All the hand wringing and fear mongering does nothing to help me rest better. Instead, I am left trying to sort out which items deserve my legitimate concern, and how to distinguish real threats to the industry and my livelihood from those monotonous cries of “wolf,” the whole purpose of which appears to be to keep the sheep huddled together in the fold.

Perhaps most annoying of all are the alerts to perceived future threats, such as the one I received recently from the National Association of Home Builders (NAHB) warning me of a certain memo from the White House to executive departments and agencies of the federal government, calling on them to “incorporate ecosystem services into federal decision making.” The directive says that economic and other benefits of natural systems should be part of the decision-making process.

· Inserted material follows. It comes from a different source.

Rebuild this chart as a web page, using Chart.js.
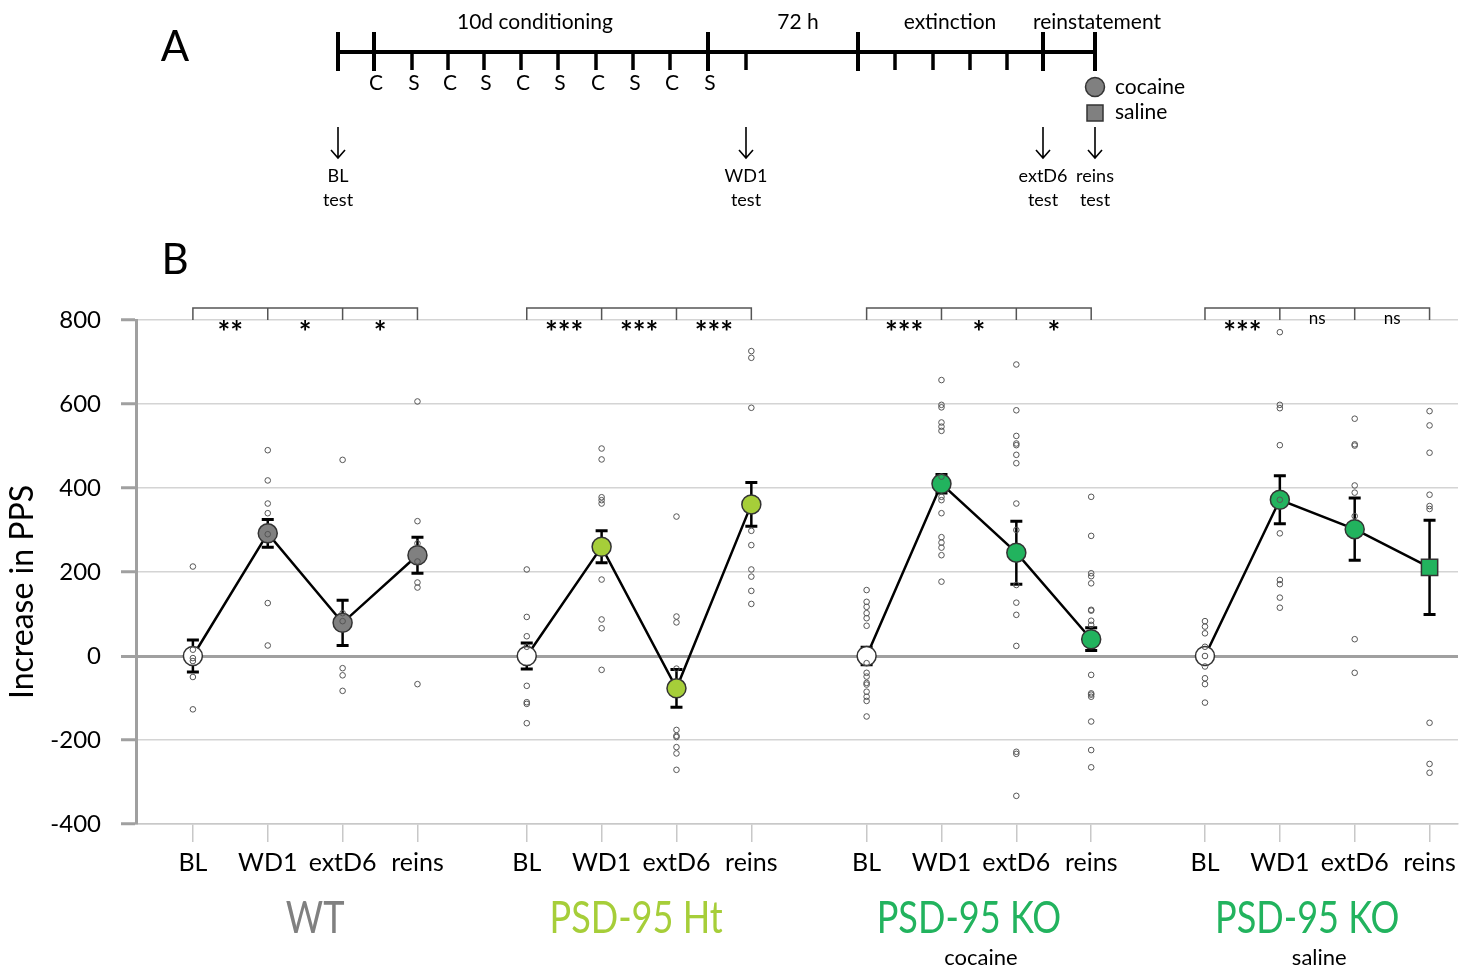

For as long as I can recall, NAHB and other trade organizations have claimed that they simply want a level playing field, and that economic factors must be taken into account when rules and regulations are created and implemented. How then can those goals be achieved if we only consider the parts that negatively impact our profit-making abilities?

Actually, we are not all so naïve as to believe that these warnings are purely for our benefit rather than transparent tactics to keep the dues dollars flowing and the membership numbers growing, to keep professionals in this industry dependent on these special interest organizations which trade in a culture of scarcity and fear in order to justify an ongoing existence.

No, I am not kept up at night by worries that I am being persecuted by the government because I happen to be in the homebuilding industry. If I am kept up at all, it is due to the time and resources squandered on these charades being played out supposedly on my behalf.